Revisando ambas películas sólo puede vislumbrarse una conclusión, la más destacable de entre muchas otras, a la par que exasperante: que «algo se ha roto». Vivimos, nulamente, como autómatas que obedecen una jerarquía cronológica. Actuamos por imitación y miedo. Nos asusta mirarnos dentro y descubrir cuáles son nuestros deseos tanto como lo hace mirar a alguien a los ojos y descubrir que su felicidad está hecha de arcilla húmeda. Escogemos un trabajo, un grado, un horario, un vehículo, porque nos enseñaron cómo hacerlo, cómo creían que debíamos hacerlo. Escogimos narcotizar casi cada segundo de nuestra existencia, a favor de la “normalidad” o la normalización, para ignorar, para huir, para no ver el problema.

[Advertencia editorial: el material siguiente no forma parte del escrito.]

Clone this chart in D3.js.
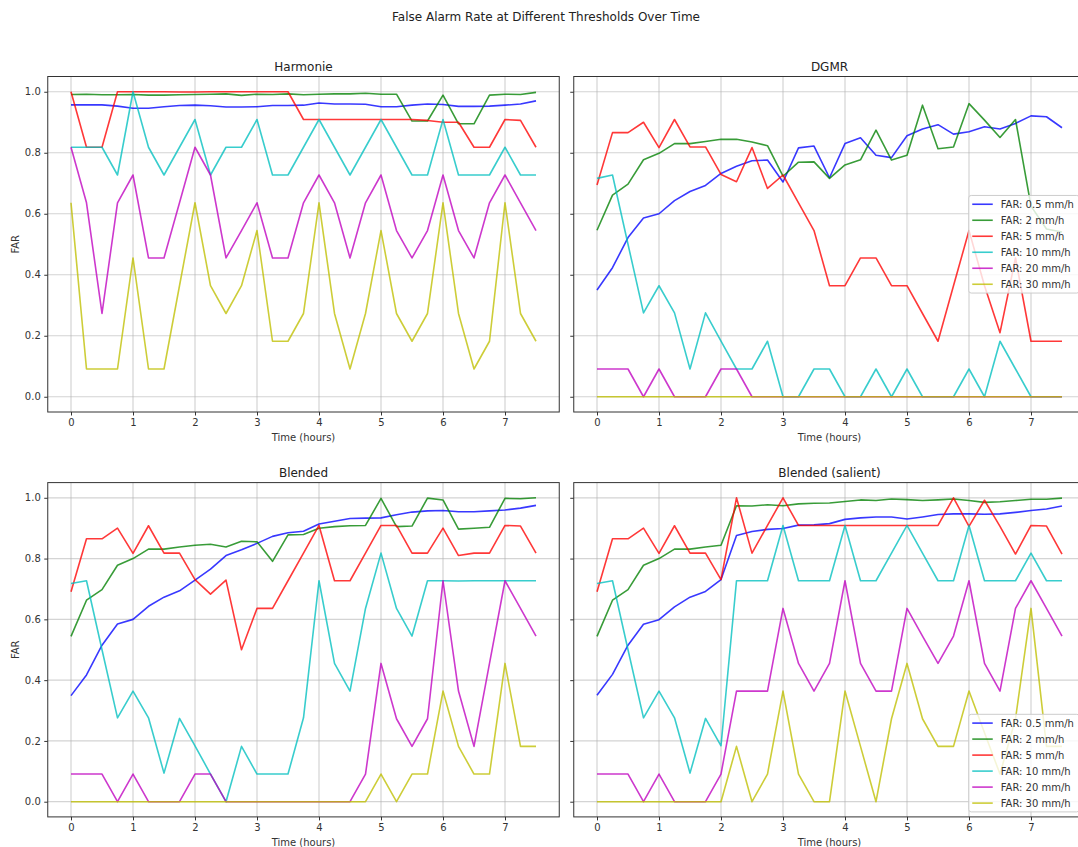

Y el problema es que nos eyacularon, nos gestaron, nos nacieron, nos hicieron. No pudimos decidir y nos encontramos cara a cara con el desastre de un sobre-vivido mundo al que no importamos una mierda. Y entonces nos moldearon a medias. Nos mostraron el umbral de cómo pensar y hablar, de cómo sentir, comer, follar, engendrar y trabajar; pero nadie nos enseñó jamás a saber, a querer y a rehusar vivir. Y todo a cambio de la mutilación del sueño y la vejación de la verdad. Nuestro sueño, nuestra verdad. Tan insignificante como corroborar que alguien más aquí respira, tan catártico como confirmar que tú, a pesar de todo, aún respiras. Y cuando el asco, el terror, la desesperación y el desamparo nos cercenan el manojo de venas tibias que llevamos dentro, sólo queda espacio para no sentir y esperar a que todo, a su debido tiempo, al fin termine.
Pero no se trata de anular, sino de reanudar, de despertar. Y así, a brusca sacudida, Un hombre que duerme y Trainspotting tratan de abofetear el sopor que subyugó a nuestras conciencias, las dosis bajo seguimiento de evasión y la nulidad de no saberse parte de un perfectísimo e irreductible mecanismo de alienación. «Elije vida», dijo con sorna un Mark Renton hasta el culo de heroína. Y Bukowski, nuevamente, desde la oscuridad de algún tugurio maloliente, entre torbellinos de aliento a alcohol y cigarros aplastados en la barra, continuó con su poema:
«Mantente alerta. / Hay salidas. / Hay una luz en algún lugar. / Puede que no sea mucha luz pero / vence a la oscuridad. / Mantente alerta, / los dioses te ofrecerán oportunidades. / Conócelas. / Tómalas. / No puedes vencer a la muerte, pero / puedes vencer a la muerte en la vida, a veces. / Y mientras más a menudo aprendas a hacerlo, / más luz habrá. / Tu vida es tu vida. / Conócela mientras la tengas. / Tú eres maravilloso. / Los dioses esperan para deleitarse / en ti.»
Osho nos habló del robot no como el futuro de la tecnología, sino como la sátira de lo que somos. Los creamos y les heredamos la etiqueta de autómata, olvidando a la vez que somos nosotros quienes ante las nuevas situaciones nos limitamos ha reaccionar con los patrones que nos hemos acordado, siguiendo el camino que no altera nuestros latidos, porque ahí hay «confort». Olvidamos responder, olvidamos reinventarnos. Seguimos enfadados con nuestras madres por quitarnos el paríso en la tierra y dejarnos en medio del campo de batalla.